Chemoreceptor (type I) cells of the rodent carotid body (CB) synthesize and release several neurotransmitters/neuromodulators, including 5-hydroxytryptamine (5-HT), implicated in enhanced CB excitation after exposure to chronic intermittent hypoxia, e.g. sleep apnoea. However, recent studies suggest that 5-HT can robustly stimulate adjacent glial-like type II cells via ketanserin-sensitive 5-HT2 receptors, leading to intracellular Ca2+ elevation (Delta[Ca2+](i)) and activation of ATP-permeable pannexin-1 (Panx-1) channels.
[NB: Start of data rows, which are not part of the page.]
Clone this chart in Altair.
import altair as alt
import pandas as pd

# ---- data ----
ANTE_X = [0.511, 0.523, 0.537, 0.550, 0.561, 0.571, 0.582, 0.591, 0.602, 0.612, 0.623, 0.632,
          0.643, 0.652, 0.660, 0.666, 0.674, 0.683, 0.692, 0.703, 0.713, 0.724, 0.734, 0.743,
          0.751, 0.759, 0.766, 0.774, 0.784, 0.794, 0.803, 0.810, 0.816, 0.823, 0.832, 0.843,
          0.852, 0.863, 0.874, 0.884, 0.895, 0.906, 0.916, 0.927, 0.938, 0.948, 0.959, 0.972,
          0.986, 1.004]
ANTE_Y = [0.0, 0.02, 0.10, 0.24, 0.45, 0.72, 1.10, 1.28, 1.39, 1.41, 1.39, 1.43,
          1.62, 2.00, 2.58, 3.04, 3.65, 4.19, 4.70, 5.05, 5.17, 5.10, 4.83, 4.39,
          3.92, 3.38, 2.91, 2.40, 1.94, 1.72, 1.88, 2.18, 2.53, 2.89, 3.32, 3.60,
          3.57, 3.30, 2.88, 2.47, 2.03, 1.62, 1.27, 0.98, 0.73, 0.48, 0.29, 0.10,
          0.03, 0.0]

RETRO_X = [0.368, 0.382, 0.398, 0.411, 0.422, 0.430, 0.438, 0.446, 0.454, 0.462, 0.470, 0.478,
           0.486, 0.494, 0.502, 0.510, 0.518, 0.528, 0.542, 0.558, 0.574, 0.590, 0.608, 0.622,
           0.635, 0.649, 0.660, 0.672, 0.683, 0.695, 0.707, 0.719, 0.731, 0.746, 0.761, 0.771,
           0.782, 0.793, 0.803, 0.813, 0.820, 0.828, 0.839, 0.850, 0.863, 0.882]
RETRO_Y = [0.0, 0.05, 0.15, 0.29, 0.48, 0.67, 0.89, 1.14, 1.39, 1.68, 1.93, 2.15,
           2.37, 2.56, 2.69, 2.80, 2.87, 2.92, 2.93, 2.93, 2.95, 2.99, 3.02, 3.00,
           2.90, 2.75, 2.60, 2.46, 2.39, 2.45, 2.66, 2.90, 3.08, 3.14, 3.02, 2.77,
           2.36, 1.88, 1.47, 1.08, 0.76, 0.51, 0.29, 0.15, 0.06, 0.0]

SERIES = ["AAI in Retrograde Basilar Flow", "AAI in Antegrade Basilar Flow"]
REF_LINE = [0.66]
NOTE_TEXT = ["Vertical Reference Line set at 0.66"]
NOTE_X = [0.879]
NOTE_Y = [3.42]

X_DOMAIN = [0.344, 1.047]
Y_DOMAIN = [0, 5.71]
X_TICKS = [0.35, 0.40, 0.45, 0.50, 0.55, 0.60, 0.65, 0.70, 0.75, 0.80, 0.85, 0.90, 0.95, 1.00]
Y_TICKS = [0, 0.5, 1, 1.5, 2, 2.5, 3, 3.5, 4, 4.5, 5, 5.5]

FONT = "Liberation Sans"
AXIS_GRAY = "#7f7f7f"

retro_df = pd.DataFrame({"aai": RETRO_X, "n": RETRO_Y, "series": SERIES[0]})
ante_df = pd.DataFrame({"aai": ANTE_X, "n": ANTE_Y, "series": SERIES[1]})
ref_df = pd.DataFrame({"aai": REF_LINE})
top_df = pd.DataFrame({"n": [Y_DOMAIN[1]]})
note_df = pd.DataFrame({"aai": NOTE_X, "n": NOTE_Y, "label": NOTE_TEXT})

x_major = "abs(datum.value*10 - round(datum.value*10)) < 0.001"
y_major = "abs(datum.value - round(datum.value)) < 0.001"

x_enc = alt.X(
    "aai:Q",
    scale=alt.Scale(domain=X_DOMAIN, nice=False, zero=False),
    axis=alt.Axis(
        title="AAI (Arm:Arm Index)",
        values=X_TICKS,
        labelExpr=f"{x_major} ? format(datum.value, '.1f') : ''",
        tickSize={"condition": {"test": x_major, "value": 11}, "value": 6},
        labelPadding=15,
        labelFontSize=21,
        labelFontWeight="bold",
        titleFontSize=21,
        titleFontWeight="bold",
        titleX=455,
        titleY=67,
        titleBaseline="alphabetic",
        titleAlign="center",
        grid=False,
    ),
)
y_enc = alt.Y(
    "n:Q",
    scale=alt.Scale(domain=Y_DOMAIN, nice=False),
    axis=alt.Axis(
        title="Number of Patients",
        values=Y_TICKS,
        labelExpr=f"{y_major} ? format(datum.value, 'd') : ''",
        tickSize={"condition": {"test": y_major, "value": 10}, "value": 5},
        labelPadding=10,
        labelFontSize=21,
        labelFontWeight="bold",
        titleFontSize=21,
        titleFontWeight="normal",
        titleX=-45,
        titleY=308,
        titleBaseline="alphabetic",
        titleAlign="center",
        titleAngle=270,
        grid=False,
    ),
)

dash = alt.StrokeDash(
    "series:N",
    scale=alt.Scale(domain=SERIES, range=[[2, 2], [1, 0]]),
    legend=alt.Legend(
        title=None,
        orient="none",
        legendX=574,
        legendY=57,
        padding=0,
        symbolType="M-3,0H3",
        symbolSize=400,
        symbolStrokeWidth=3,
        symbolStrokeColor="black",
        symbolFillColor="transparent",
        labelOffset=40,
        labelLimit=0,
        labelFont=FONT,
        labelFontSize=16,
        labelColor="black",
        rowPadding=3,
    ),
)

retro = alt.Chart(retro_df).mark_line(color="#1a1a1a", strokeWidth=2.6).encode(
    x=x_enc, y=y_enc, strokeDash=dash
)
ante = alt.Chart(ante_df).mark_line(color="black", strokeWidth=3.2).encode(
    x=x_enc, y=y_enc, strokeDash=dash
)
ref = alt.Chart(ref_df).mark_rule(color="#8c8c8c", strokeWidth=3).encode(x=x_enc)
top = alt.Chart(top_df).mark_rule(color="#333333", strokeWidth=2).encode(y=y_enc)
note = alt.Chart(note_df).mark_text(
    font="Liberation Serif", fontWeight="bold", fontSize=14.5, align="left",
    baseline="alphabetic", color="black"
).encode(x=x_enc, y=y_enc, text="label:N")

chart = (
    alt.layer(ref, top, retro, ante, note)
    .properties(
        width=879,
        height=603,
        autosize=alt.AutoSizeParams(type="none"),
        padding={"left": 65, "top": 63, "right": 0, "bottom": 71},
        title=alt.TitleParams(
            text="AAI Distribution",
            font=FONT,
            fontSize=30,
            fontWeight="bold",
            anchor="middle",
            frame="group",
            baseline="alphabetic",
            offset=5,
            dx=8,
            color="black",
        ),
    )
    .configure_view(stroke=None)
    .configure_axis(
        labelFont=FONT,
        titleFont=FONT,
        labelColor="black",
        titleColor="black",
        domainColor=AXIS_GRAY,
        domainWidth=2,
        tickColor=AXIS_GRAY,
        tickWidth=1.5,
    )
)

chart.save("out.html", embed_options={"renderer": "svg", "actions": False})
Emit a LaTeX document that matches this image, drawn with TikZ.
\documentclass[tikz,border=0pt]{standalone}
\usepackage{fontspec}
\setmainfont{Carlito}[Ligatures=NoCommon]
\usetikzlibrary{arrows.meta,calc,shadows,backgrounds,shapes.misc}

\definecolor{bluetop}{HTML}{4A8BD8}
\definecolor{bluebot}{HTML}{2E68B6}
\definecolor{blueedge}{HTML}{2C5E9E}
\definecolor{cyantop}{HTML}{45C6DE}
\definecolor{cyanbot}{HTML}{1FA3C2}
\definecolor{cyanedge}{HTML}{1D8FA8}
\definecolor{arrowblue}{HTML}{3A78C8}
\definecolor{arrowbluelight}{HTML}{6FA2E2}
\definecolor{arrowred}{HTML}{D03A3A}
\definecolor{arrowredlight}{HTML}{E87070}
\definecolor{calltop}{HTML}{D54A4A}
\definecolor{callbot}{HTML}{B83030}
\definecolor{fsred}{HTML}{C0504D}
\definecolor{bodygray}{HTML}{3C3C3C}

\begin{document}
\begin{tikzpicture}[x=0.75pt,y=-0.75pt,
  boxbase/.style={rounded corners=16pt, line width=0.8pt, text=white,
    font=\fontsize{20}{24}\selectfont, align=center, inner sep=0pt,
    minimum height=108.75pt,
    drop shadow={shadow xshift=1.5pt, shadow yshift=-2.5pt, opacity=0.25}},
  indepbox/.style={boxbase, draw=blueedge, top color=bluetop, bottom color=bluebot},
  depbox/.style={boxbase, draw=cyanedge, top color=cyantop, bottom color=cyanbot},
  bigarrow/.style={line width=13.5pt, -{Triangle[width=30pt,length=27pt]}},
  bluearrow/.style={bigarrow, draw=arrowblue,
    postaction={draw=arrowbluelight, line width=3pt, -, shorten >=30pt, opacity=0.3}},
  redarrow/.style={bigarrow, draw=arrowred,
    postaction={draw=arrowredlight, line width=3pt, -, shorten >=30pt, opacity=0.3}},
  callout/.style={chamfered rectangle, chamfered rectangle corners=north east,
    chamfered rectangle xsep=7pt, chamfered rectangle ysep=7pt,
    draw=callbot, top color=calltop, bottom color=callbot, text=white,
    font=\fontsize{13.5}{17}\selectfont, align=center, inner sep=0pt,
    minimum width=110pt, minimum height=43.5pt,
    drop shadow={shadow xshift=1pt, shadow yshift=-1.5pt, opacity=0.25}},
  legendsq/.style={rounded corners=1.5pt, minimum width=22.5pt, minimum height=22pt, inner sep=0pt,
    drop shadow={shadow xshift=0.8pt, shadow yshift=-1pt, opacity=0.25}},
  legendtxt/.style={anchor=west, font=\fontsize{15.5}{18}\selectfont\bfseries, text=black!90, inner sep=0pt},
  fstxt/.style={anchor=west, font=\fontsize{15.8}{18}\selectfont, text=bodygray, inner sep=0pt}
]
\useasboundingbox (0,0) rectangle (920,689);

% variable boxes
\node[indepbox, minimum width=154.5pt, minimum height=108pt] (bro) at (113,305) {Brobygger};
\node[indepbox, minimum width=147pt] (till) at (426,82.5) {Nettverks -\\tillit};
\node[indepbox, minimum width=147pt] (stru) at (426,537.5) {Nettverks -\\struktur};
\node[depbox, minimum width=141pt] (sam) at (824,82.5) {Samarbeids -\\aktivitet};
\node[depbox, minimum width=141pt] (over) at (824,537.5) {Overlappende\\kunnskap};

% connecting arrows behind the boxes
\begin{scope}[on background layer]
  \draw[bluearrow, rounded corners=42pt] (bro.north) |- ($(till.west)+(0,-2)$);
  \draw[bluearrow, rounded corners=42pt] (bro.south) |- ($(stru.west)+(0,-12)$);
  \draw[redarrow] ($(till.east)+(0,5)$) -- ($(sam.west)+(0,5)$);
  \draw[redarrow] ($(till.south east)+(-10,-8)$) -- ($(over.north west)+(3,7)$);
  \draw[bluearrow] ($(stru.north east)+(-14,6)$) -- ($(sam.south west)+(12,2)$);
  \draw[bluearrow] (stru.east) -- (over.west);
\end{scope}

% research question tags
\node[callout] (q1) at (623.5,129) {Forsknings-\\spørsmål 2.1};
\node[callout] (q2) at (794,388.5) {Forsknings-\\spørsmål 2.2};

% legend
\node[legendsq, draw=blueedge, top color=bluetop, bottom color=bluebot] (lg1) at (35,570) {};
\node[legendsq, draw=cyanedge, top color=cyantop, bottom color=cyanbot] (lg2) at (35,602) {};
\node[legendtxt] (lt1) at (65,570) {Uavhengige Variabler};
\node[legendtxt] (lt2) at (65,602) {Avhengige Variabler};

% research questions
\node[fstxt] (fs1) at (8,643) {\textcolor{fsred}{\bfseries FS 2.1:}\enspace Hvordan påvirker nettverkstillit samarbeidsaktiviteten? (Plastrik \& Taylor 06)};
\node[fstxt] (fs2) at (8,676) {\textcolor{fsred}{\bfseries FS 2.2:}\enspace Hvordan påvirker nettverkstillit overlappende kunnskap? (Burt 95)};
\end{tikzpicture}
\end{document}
Using dissociated rat CB cultures, we investigated the role of protein kinases in the intracellular signalling pathways in type II cells. In isolated type II cells, 5-HT activated a Panx-1-like inward current (I5-HT) that was reversibly inhibited by the Src family kinase inhibitor PP2 (1 mu m), but not by its inactive analogue, PP3 (1 mu m). Moreover, I5-HT was reversibly inhibited (>90%) by H89 (1 mu m), a protein kinase A blocker, whereas the protein kinase C blocker GF109203X (2 mu m) was largely ineffective. In contrast, the P2Y2R agonist UTP (100 mu m) activated Panx-1-like currents that were reversibly inhibited (similar to 60%) by either H89 or GF109203X. Using fura-2 spectrofluorimetry, the 5-HT-induced Delta[Ca2+](i) was unaffected by PP2, H89 and GF109293X, suggesting that the kinases acted downstream of the Ca2+ rise. Given that intracellular Ca2+ chelation was previously shown to block receptor-mediated Panx-1 current activation in type II cells, these data suggest that CB neuromodulators use overlapping, but not necessarily identical, signalling pathways to activate Panx-1 channels and release ATP, a CB excitatory neurotransmitter. In conclusion, these studies provide new mechanistic insight into 5-HT signalling in the CB that has pathophysiological relevance.